Le bloc macroniste s'effondre et n'a plus de chef. Emmanuel Macron a disparu, ses propres troupes n'en veulent plus. Gabriel Attal est transparent. Ce bloc a vécu. Il peut faire entre 15 % et 20 % mais pas davantage, car la tenaille du scrutin majoritaire est mortelle. On va se retrouver face à un nouveau Front, plus crépusculaire que populaire, qui est pro-islamiste, crypto-antisémite, qui prône la violence et le conflit. Beaucoup d'électeurs de gauche qui ne s'y reconnaissent pas soutiendront notre coalition républicaine et patriote, dont je ne me résous pas à dire qu'elle est une coalition de droite. Nous aurons un second tour de recomposition, non pas autour d'un clivage gauche-droite, que je récuse toujours, mais entre deux visions de la société totalement différentes.

En cas de majorité relative à 10 ou 15 sièges près, tendrez-vous la main vers d'autres forces politiques, les LR qui n'ont pas suivi Éric Ciotti, par exemple ?

On ne s'interdit rien, mais ils ne viendront pas. C'est une question de tempérament et de courage. Vous pensez que des personnalités comme Valérie Pécresse ou Bruno Retailleau sont amendables ? Un certain nombre d'entre eux sont déjà passés chez Renaissance et les autres mourront de leur irrésolution. Ils croient que LR va continuer à exister alors que c'est fini : le navire a été touché sous la ligne de flottaison et s'est cassé en trois, entre macronistes, ciottistes et indécis. Les indécis couleront avec le bateau.

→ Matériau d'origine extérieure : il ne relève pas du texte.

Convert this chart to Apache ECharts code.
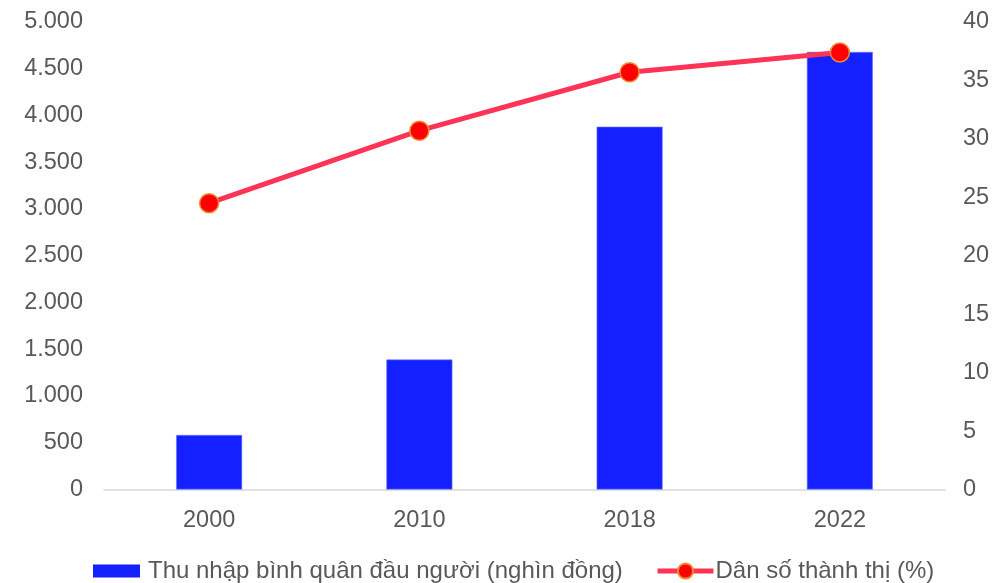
<!DOCTYPE html>
<html>
<head>
<meta charset="utf-8">
<script src="https://cdn.jsdelivr.net/npm/echarts@6/dist/echarts.min.js"></script>
<style>
  html, body { margin: 0; padding: 0; background: #fff; }
  #chart { width: 999px; height: 583px; }
</style>
</head>
<body>
<div id="chart"></div>
<script>
// Years on the category axis
const years = ['2000', '2010', '2018', '2022'];
// Per-capita income (thousand VND)
const incomeValues = [583, 1390, 3880, 4680];
// Urban population share (%)
const urbanShare = [24.5, 30.7, 35.7, 37.4];

const incomeName = 'Thu nhập bình quân đầu người (nghìn đồng)';
const urbanName = 'Dân số thành thị (%)';

const labelFont = { fontFamily: 'Liberation Sans, Arial, sans-serif', fontSize: 23.5, color: '#595959' };
const legendFont = Object.assign({}, labelFont, { fontSize: 24 });

const chart = echarts.init(document.getElementById('chart'), null, { renderer: 'canvas' });

chart.setOption({
  animation: false,
  backgroundColor: '#ffffff',
  grid: { left: 104, right: 54, top: 22, bottom: 93.5, containLabel: false },
  // Two legend blocks so the bar swatch and the line-with-marker icon can have different sizes
  legend: [
    {
      top: 559,
      left: 93,
      padding: 0,
      itemWidth: 47,
      itemHeight: 13,
      textStyle: Object.assign({}, legendFont, { padding: [0, 0, 0, 3] }),
      data: [{ name: incomeName, icon: 'rect', itemStyle: { borderWidth: 0 } }]
    },
    {
      top: 559,
      left: 655,
      padding: 0,
      itemWidth: 56,
      itemHeight: 19,
      textStyle: Object.assign({}, legendFont, { padding: [0, 0, 0, -3] }),
      data: [{ name: urbanName, lineStyle: { width: 5 } }]
    }
  ],
  xAxis: {
    type: 'category',
    data: years,
    axisTick: { show: false },
    axisLine: { lineStyle: { color: '#D9D9D9', width: 1.5 } },
    axisLabel: Object.assign({}, labelFont, { margin: 19 })
  },
  yAxis: [
    {
      type: 'value',
      min: 0, max: 5000, interval: 500,
      splitLine: { show: false },
      axisLine: { show: false },
      axisTick: { show: false },
      axisLabel: Object.assign({}, labelFont, {
        margin: 21,
        formatter: v => String(v).replace(/\B(?=(\d{3})+(?!\d))/g, '.')
      })
    },
    {
      type: 'value',
      min: 0, max: 40, interval: 5,
      position: 'right',
      splitLine: { show: false },
      axisLine: { show: false },
      axisTick: { show: false },
      axisLabel: Object.assign({}, labelFont, { margin: 18 })
    }
  ],
  series: [
    {
      name: incomeName,
      type: 'bar',
      data: incomeValues,
      barWidth: 66,
      itemStyle: { color: '#1420FF', borderColor: '#6C78FF', borderWidth: 0.6 }
    },
    {
      name: urbanName,
      type: 'line',
      yAxisIndex: 1,
      data: urbanShare,
      symbol: 'circle',
      symbolSize: 19,
      lineStyle: { color: '#FF3355', width: 5 },
      itemStyle: { color: '#FF0000', borderColor: '#F08A30', borderWidth: 1.5 },
      z: 3
    }
  ]
});
</script>
</body>
</html>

Concernant le programme, Jordan Bardella distingue le « temps de l'urgence » du « temps de la réforme ». Le premier volet inclut des mesures comme la baisse de la TVA sur les carburants. Dans le second, il y a une litanie de promesses phares du RN, comme la baisse de la TVA sur les produits de première nécessité, l'abrogation d'une partie de la réforme des retraites... et même l'interdiction du voile islamique dans l'espace public ! Exit la rupture, le RN s'inscrit dans le système ?

Nous avons des institutions, un calendrier et des étapes. D'abord, il faudra ouvrir une session extraordinaire au Parlement pour les premiers textes sur l'immigration, la sécurité et le pouvoir d'achat. Il y a également des mesures réglementaires qu'on pourra prendre dans l'immédiat. Ensuite, il y aura le budget qui inclura nos mesures fiscales. Et à partir de janvier, on aura les réformes. On n'a renoncé à rien, mais ne demandez pas qu'un programme présidentiel prévu sur cinq ans soit mis en œuvre en deux mois ! On fera tout cela dans un timing raisonnable, car tenant compte de nos obligations légales et institutionnelles, et accessoirement des marges de manœuvre budgétaires révélées par notre audit. Si on doit faire autrement, on fera autrement, mais on ne peut pas décider de tout dès juillet. Ceux qui le prétendent sont soit de mauvaise foi, soit ignares.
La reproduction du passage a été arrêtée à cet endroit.